Ecco qual è il problema della politica: tornare  a questa lezione, a questo “programma di governo”. Perché è solo sulla strada segnata dalla Costituzione che è possibile costruire un’altra Italia, migliore e più giusta. Oppure anche i principi della Costituzione sono “vecchie e inservibili categorie del Novecento”? Su questo serve la massima chiarezza.

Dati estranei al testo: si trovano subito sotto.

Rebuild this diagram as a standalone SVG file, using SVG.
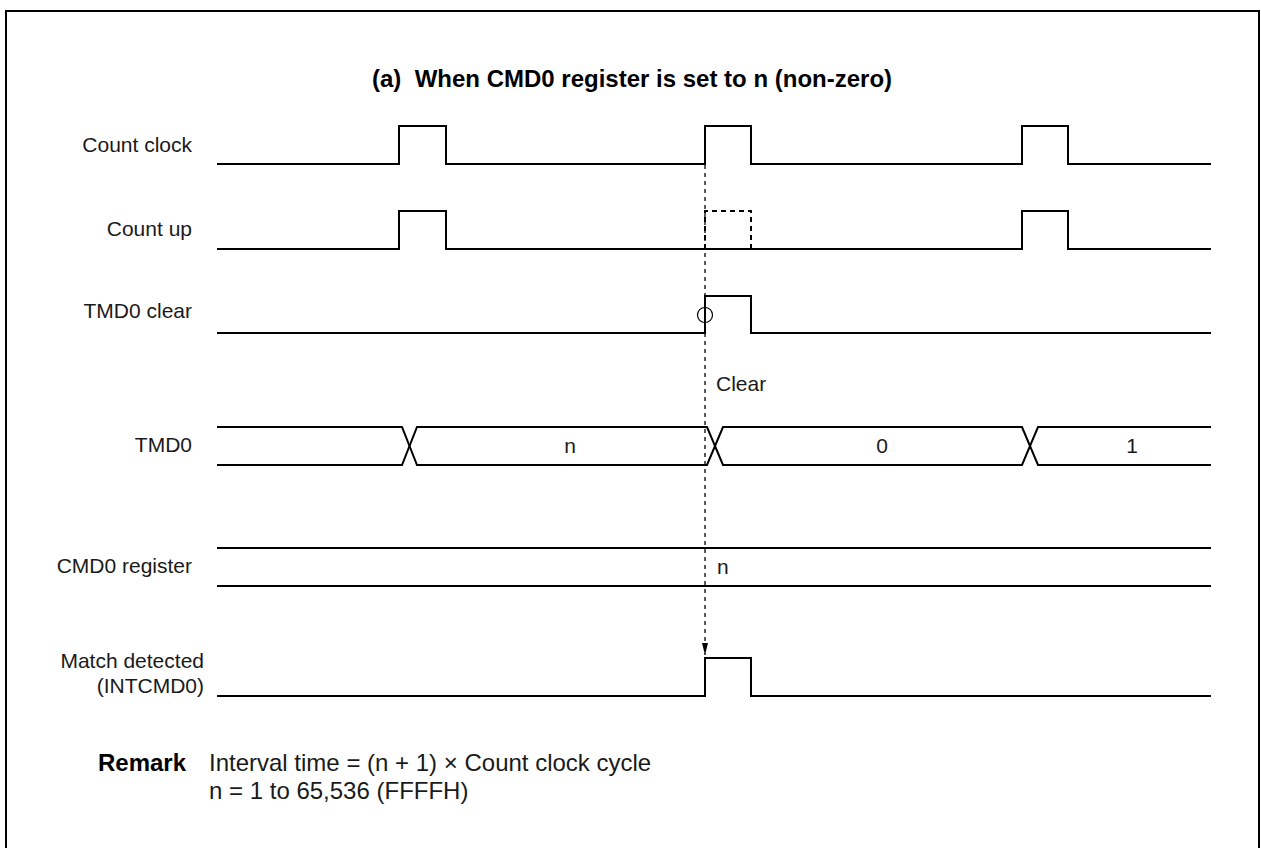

Una considerazione finale: dopo il grande successo del Pd alle elezioni europee, sta prendendo campo, all’interno del suo gruppo dirigente, l’espressione “partito della Nazione”. E’ un’espressione che non condivido, perché ogni partito non è mai un “tutto”,  cioè l’interprete esclusivo dell’interesse nazionale, ma una “parte”; e la nazione si regge su un sistema composto da più “parti”, che non possono pretendere di essere qualcosa di più di questa loro “parzialità”. Queste “parti” devono competere liberamente tra loro in un campo democratico plurale, e riconoscersi in una visione condivisa di Paese, quella tracciata dalla Costituzione.  Non abbiamo affatto bisogno di un solo “partito della Nazione” ma di una pluralità di “partiti della Costituzione”. Come quei partiti che, pur in lotta tra loro, elaborarono assieme la Costituzione. Leggiamo Vittorio Foa, costituente e padre della Repubblica: “Vi è stata allora quella che si potrebbe chiamare una mente costituente, una capacità di guardare insieme agli interessi particolari, di classe o di partito, e agli interessi generali. I contrasti politici erano molto forti, ma pur nella evidenza di questi contrasti la Costituente riusciva a toccare un livello altro, e questo altro livello era quello della ricerca comune. Era una democrazia plurale, le differenze erano legittime, si trattava di vivere civilmente nella diversità. Convivere, dunque, non significa negare il conflitto, vuol dire saperlo vivere”. Meglio non si potrebbe dire: anche oggi bisogna  negare l’idea stessa che un partito si faccia nazione e riassuma in sé il bene di tutti, bisogna far valere le differenze e far vivere il pluralismo politico; e ricondurre le “parti” a un’identità nazionale condivisa, che posa le sue radici nella Costituzione nata dalla Resistenza. Appunto: non un solo “partito della Nazione”, ma tanti “partiti della Costituzione”.